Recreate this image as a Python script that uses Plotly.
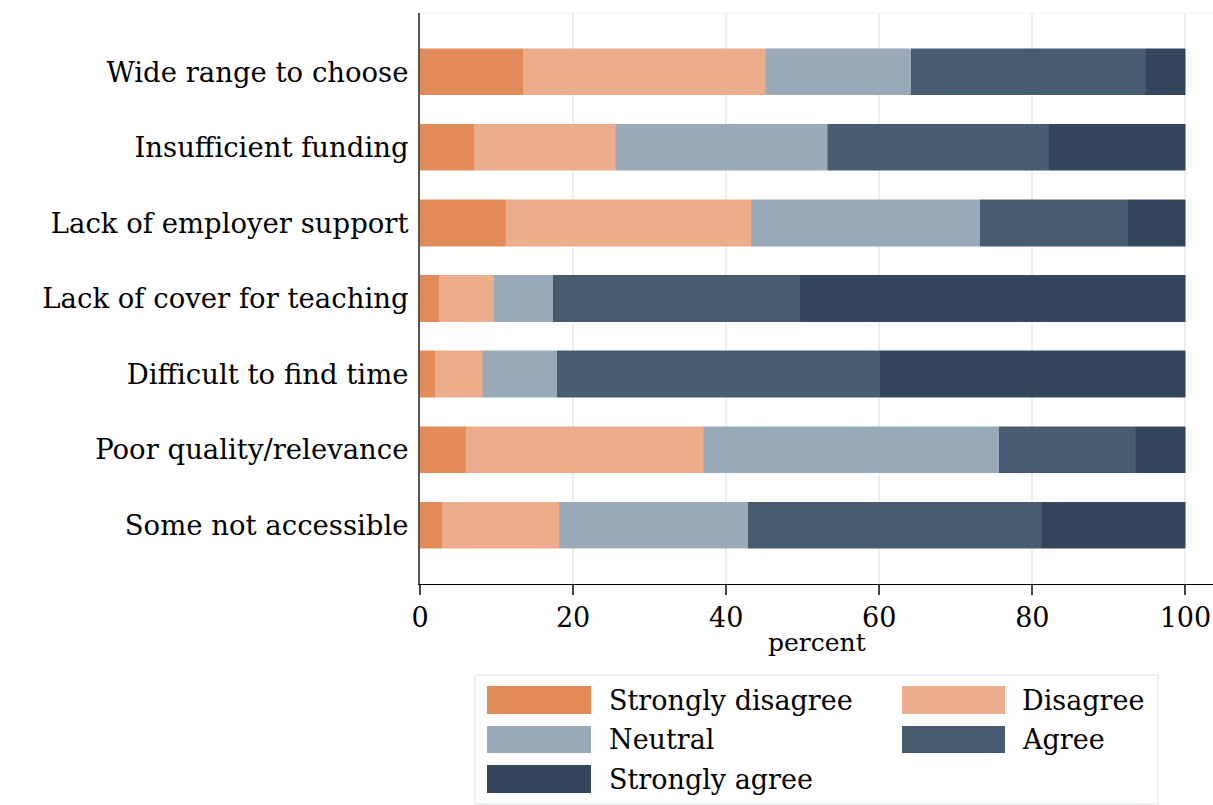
import plotly.graph_objects as go

categories = ["Wide range to choose", "Insufficient funding", "Lack of employer support",
              "Lack of cover for teaching", "Difficult to find time",
              "Poor quality/relevance", "Some not accessible"]
series_names = ["Strongly disagree", "Disagree", "Neutral", "Agree", "Strongly agree"]
strongly_disagree = [13.5, 7.1, 11.2, 2.5, 2.0, 6.0, 2.9]
disagree = [31.7, 18.5, 32.1, 7.2, 6.2, 31.1, 15.3]
neutral = [19.0, 27.7, 29.9, 7.7, 9.7, 38.6, 24.7]
agree = [30.6, 28.9, 19.3, 32.3, 42.2, 17.8, 38.4]
strongly_agree = [5.2, 17.8, 7.5, 50.3, 39.9, 6.5, 18.7]
x_ticks = [0, 20, 40, 60, 80, 100]
x_title = "percent"

colors = ["#E18B5B", "#ECAD8C", "#9AAAB8", "#485C70", "#34465E"]
values = [strongly_disagree, disagree, neutral, agree, strongly_agree]
FONT = "DejaVu Serif"
FS = 27

W, H = 1213, 805
L, R, T, B = 420, 0, 13, 221
PW, PH = W - L - R, H - T - B

fig = go.Figure()
for name, vals, col in zip(series_names, values, colors):
    fig.add_trace(go.Bar(
        y=categories, x=vals, name=name, orientation="h",
        marker=dict(color=col, line=dict(color=col, width=0.5)),
        width=0.61, showlegend=False,
    ))

def px_x(p):
    return (p - L) / PW

def px_y(p):
    return (H - B - p) / PH

shapes = []
annotations = []
# faint top border
shapes.append(dict(type="line", xref="paper", yref="paper", x0=0, x1=1, y0=1, y1=1,
                   line=dict(color="#F2F4F5", width=1)))
# legend box
shapes.append(dict(type="rect", xref="paper", yref="paper",
                   x0=px_x(475), x1=px_x(1158), y0=px_y(804), y1=px_y(675),
                   line=dict(color="#E6EDF0", width=1.5), fillcolor="white"))
col_sw = [(487, 591), (902, 1005)]
col_txt = [607, 1020]
rows = [(686, 714), (726, 753), (765, 793)]
for i, (name, col) in enumerate(zip(series_names, colors)):
    r, c = divmod(i, 2)
    sx0, sx1 = col_sw[c]
    sy0, sy1 = rows[r]
    shapes.append(dict(type="rect", xref="paper", yref="paper",
                       x0=px_x(sx0), x1=px_x(sx1), y0=px_y(sy1), y1=px_y(sy0),
                       line=dict(width=0), fillcolor=col))
    annotations.append(dict(text=name, xref="paper", yref="paper",
                            x=px_x(col_txt[c]), y=px_y((sy0 + sy1) / 2),
                            xanchor="left", yanchor="middle", showarrow=False,
                            font=dict(family=FONT, size=FS, color="black")))
# x-axis title
annotations.append(dict(text=x_title, xref="paper", yref="paper",
                        x=0.5, y=px_y(642), xanchor="center", yanchor="middle",
                        showarrow=False, font=dict(family=FONT, size=FS - 2, color="black")))

fig.update_layout(
    barmode="stack",
    width=W, height=H,
    margin=dict(l=L, r=R, t=T, b=B, pad=0),
    paper_bgcolor="white", plot_bgcolor="white",
    font=dict(family=FONT, size=FS, color="black"),
    shapes=shapes, annotations=annotations,
    showlegend=False,
)
fig.update_xaxes(
    range=[0, 103.6], tickvals=x_ticks, ticktext=[str(t) for t in x_ticks],
    showgrid=True, gridcolor="#E8F0F2", gridwidth=2, zeroline=False,
    showline=True, linecolor="black", linewidth=1,
    ticks="outside", ticklen=10, tickcolor="#444", tickwidth=1.5,
    tickfont=dict(family=FONT, size=FS),
)
fig.update_yaxes(
    categoryorder="array", categoryarray=categories,
    range=[len(categories) - 1 + 0.78, -0.78],
    showgrid=False, zeroline=False,
    showline=True, linecolor="#555", linewidth=2,
    ticks="", ticklabelstandoff=4,
    tickfont=dict(family=FONT, size=FS + 0.5),
)
fig.write_html("out.html", config={"displayModeBar": False},
               post_script="document.body.style.margin='0';document.body.style.padding='0';document.body.style.overflow='hidden';")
☆ ☆ ☆
Problem to solve: Leave the images out and output the remaining material exactly as it stands.

Exercise response:
Recreate this image as a Python script that uses Plotly.
import plotly.graph_objects as go

categories = ["Wide range to choose", "Insufficient funding", "Lack of employer support",
              "Lack of cover for teaching", "Difficult to find time",
              "Poor quality/relevance", "Some not accessible"]
series_names = ["Strongly disagree", "Disagree", "Neutral", "Agree", "Strongly agree"]
strongly_disagree = [13.5, 7.1, 11.2, 2.5, 2.0, 6.0, 2.9]
disagree = [31.7, 18.5, 32.1, 7.2, 6.2, 31.1, 15.3]
neutral = [19.0, 27.7, 29.9, 7.7, 9.7, 38.6, 24.7]
agree = [30.6, 28.9, 19.3, 32.3, 42.2, 17.8, 38.4]
strongly_agree = [5.2, 17.8, 7.5, 50.3, 39.9, 6.5, 18.7]
x_ticks = [0, 20, 40, 60, 80, 100]
x_title = "percent"

colors = ["#E18B5B", "#ECAD8C", "#9AAAB8", "#485C70", "#34465E"]
values = [strongly_disagree, disagree, neutral, agree, strongly_agree]
FONT = "DejaVu Serif"
FS = 27

W, H = 1213, 805
L, R, T, B = 420, 0, 13, 221
PW, PH = W - L - R, H - T - B

fig = go.Figure()
for name, vals, col in zip(series_names, values, colors):
    fig.add_trace(go.Bar(
        y=categories, x=vals, name=name, orientation="h",
        marker=dict(color=col, line=dict(color=col, width=0.5)),
        width=0.61, showlegend=False,
    ))

def px_x(p):
    return (p - L) / PW

def px_y(p):
    return (H - B - p) / PH

shapes = []
annotations = []
# faint top border
shapes.append(dict(type="line", xref="paper", yref="paper", x0=0, x1=1, y0=1, y1=1,
                   line=dict(color="#F2F4F5", width=1)))
# legend box
shapes.append(dict(type="rect", xref="paper", yref="paper",
                   x0=px_x(475), x1=px_x(1158), y0=px_y(804), y1=px_y(675),
                   line=dict(color="#E6EDF0", width=1.5), fillcolor="white"))
col_sw = [(487, 591), (902, 1005)]
col_txt = [607, 1020]
rows = [(686, 714), (726, 753), (765, 793)]
for i, (name, col) in enumerate(zip(series_names, colors)):
    r, c = divmod(i, 2)
    sx0, sx1 = col_sw[c]
    sy0, sy1 = rows[r]
    shapes.append(dict(type="rect", xref="paper", yref="paper",
                       x0=px_x(sx0), x1=px_x(sx1), y0=px_y(sy1), y1=px_y(sy0),
                       line=dict(width=0), fillcolor=col))
    annotations.append(dict(text=name, xref="paper", yref="paper",
                            x=px_x(col_txt[c]), y=px_y((sy0 + sy1) / 2),
                            xanchor="left", yanchor="middle", showarrow=False,
                            font=dict(family=FONT, size=FS, color="black")))
# x-axis title
annotations.append(dict(text=x_title, xref="paper", yref="paper",
                        x=0.5, y=px_y(642), xanchor="center", yanchor="middle",
                        showarrow=False, font=dict(family=FONT, size=FS - 2, color="black")))

fig.update_layout(
    barmode="stack",
    width=W, height=H,
    margin=dict(l=L, r=R, t=T, b=B, pad=0),
    paper_bgcolor="white", plot_bgcolor="white",
    font=dict(family=FONT, size=FS, color="black"),
    shapes=shapes, annotations=annotations,
    showlegend=False,
)
fig.update_xaxes(
    range=[0, 103.6], tickvals=x_ticks, ticktext=[str(t) for t in x_ticks],
    showgrid=True, gridcolor="#E8F0F2", gridwidth=2, zeroline=False,
    showline=True, linecolor="black", linewidth=1,
    ticks="outside", ticklen=10, tickcolor="#444", tickwidth=1.5,
    tickfont=dict(family=FONT, size=FS),
)
fig.update_yaxes(
    categoryorder="array", categoryarray=categories,
    range=[len(categories) - 1 + 0.78, -0.78],
    showgrid=False, zeroline=False,
    showline=True, linecolor="#555", linewidth=2,
    ticks="", ticklabelstandoff=4,
    tickfont=dict(family=FONT, size=FS + 0.5),
)
fig.write_html("out.html", config={"displayModeBar": False},
               post_script="document.body.style.margin='0';document.body.style.padding='0';document.body.style.overflow='hidden';")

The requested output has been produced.